--- OBJECTIVE ---
Select and reproduce each line of the listing below that bears the string "this".
╭──
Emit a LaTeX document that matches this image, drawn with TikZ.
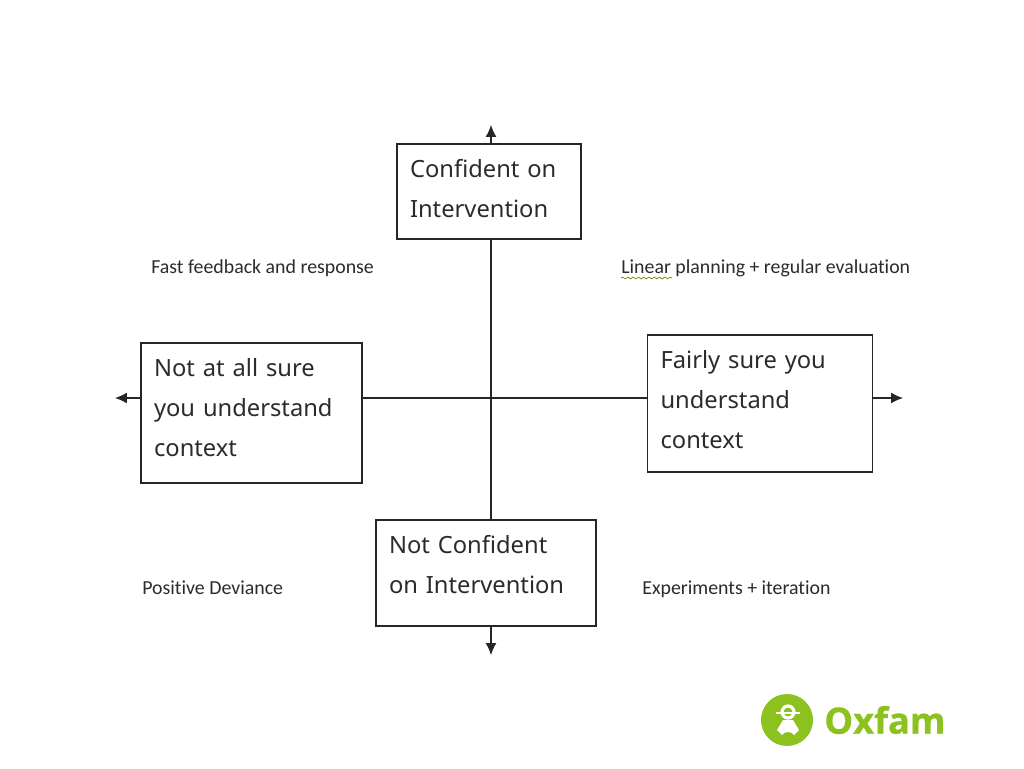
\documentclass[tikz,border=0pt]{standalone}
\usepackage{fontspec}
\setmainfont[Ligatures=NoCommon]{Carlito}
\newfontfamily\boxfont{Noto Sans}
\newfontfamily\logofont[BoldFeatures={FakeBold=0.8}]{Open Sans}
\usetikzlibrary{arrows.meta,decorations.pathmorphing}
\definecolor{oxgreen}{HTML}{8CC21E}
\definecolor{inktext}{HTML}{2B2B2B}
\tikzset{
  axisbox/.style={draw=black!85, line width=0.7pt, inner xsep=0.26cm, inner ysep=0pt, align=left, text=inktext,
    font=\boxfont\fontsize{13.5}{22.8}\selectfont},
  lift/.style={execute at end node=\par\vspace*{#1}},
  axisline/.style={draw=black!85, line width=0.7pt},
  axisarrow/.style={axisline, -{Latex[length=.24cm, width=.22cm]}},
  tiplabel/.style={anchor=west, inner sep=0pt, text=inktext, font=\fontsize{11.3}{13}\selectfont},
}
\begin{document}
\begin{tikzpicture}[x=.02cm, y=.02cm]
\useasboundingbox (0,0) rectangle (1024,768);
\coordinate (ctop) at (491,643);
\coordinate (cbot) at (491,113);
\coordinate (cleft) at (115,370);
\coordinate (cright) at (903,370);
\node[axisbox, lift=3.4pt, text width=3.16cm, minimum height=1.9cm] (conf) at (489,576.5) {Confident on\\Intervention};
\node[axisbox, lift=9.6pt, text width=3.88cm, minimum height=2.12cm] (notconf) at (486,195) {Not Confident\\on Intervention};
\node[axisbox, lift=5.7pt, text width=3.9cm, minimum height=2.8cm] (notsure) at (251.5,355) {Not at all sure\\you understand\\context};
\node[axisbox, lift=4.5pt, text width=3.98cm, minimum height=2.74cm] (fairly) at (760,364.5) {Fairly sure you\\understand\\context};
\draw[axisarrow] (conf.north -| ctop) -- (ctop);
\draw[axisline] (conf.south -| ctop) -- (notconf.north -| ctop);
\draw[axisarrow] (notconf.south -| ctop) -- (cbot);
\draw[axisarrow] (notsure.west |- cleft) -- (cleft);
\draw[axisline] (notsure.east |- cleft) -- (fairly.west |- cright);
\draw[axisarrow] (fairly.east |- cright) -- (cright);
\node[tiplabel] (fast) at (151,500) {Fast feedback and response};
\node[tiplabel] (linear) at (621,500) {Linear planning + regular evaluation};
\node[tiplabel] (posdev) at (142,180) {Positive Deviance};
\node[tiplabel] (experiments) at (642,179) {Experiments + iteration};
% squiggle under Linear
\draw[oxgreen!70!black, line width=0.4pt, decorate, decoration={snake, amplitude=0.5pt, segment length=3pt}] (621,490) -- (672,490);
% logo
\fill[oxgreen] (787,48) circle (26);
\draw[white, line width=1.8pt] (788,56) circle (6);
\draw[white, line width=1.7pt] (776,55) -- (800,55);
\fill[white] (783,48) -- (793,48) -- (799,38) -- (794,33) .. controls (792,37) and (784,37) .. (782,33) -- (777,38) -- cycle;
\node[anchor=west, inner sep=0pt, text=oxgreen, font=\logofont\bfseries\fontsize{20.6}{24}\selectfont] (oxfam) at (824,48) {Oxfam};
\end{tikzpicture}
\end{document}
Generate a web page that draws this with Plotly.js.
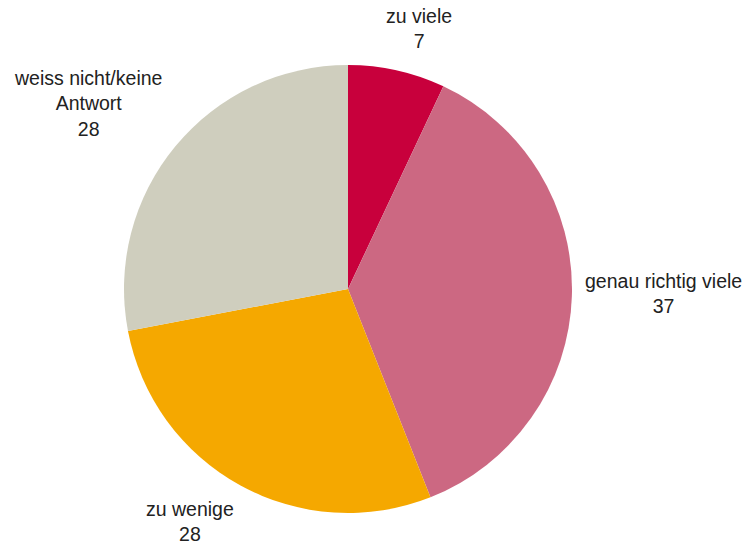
╰──
--- WRITTEN SOLUTION ---
Emit a LaTeX document that matches this image, drawn with TikZ.
Generate a web page that draws this with Plotly.js.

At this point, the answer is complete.